US equity futures edged higher and Bitcoin advanced following the announcement, suggesting the rate hike had already been largely discounted. Governor Kazuo Ueda further calmed markets by emphasising that policy rates are still below the estimated neutral level.
Japan’s real yields remain in negative territory, keeping overall financial conditions supportive.
For traders, this is significant. Without a meaningful yield advantage, the yen still lacks the pull needed to trigger widespread forced deleveraging across global markets. Any unwinding of carry trades is therefore more likely to play out gradually over months rather than abruptly.
US Growth Signals Move Into Focus
Attention now shifts to the preliminary US GDP reading for the third quarter, expected at 3.2%, down from the previous 3.8%. A softer outcome would reinforce the view that US economic momentum peaked earlier this year.
The dollar index bounced from the 97.40 area last week, but the rebound appears tentative.
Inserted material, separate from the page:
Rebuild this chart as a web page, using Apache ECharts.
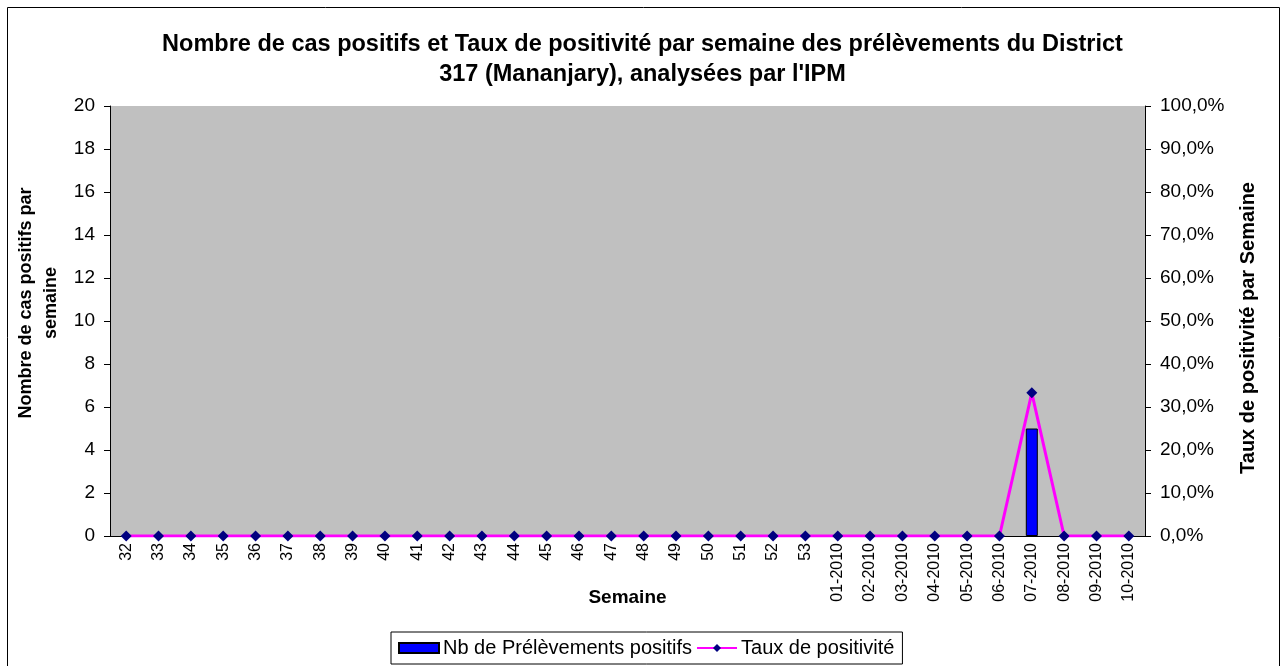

Should GDP data confirm slowing growth, renewed USD weakness could emerge, offering support to commodities and risk assets as the year draws to a close.
Liquidity is also set to decline sharply over the coming sessions, a seasonal pattern that often amplifies technical moves around key price levels.
Risk Assets Stay Resilient
Equities and cryptocurrencies continue to adjust to the idea that global monetary tightening has become more predictable. The absence of a policy shock has helped maintain risk appetite, although further gains may depend on whether incoming growth data continues to soften.
Bitcoin remains locked in a range, reflecting equilibrium rather than strong directional conviction. Gold, meanwhile, continues to attract buyers on pullbacks as expectations for real yields remain capped.
Market Movements Of The Week
US Dollar Index (USDX)

– USDX rebounded from the 97.40 monitored zone last week.
– Resistance sits near 98.55, with scope toward 99.10 if momentum holds.
– A weak GDP print could reverse gains back into range.
USDJPY

– USDJPY pushed higher following the BOJ decision.
– Price may test above 157.88 before encountering selling pressure.
– Failure to hold above recent highs may signal consolidation rather than trend.
Gold (XAUUSD)

– Gold bounced from the 4290 zone but lacks strong continuation.
– Pullbacks toward 4290 or 4215 may attract dip buyers.
– Direction depends on US data and USD reaction.
Bitcoin (BTCUSD)

– Bitcoin remains range-bound near 89,250.
– A close below 83,814 opens downside toward 75,850.
– A break higher places focus on 91,780 resistance.
S&P 500 (SP500)

– Index rebounded strongly from recent lows.
– Upside levels to monitor sit near 6,870 and 6,905.
– Holiday liquidity may exaggerate intraday moves.
Key Event This Week
23 December
1. US Prelim GDP q/q, Forecast: 3.20%, Previous: 3.80%
Softer growth may cap USD upside.
Bottom Line
Markets enter the week in a period of transition, shifting away from policy-driven volatility towards a more technically driven environment. Japan’s gradual move away from ultra-loose policy has so far avoided market disruption, allowing risk sentiment to remain relatively stable as investors reassess their positioning.
The spotlight now falls on US growth data and the dollar’s response. A weaker GDP print could limit further USD upside and lend support to commodities and risk assets, while thin holiday liquidity raises the risk of outsized moves around key technical zones.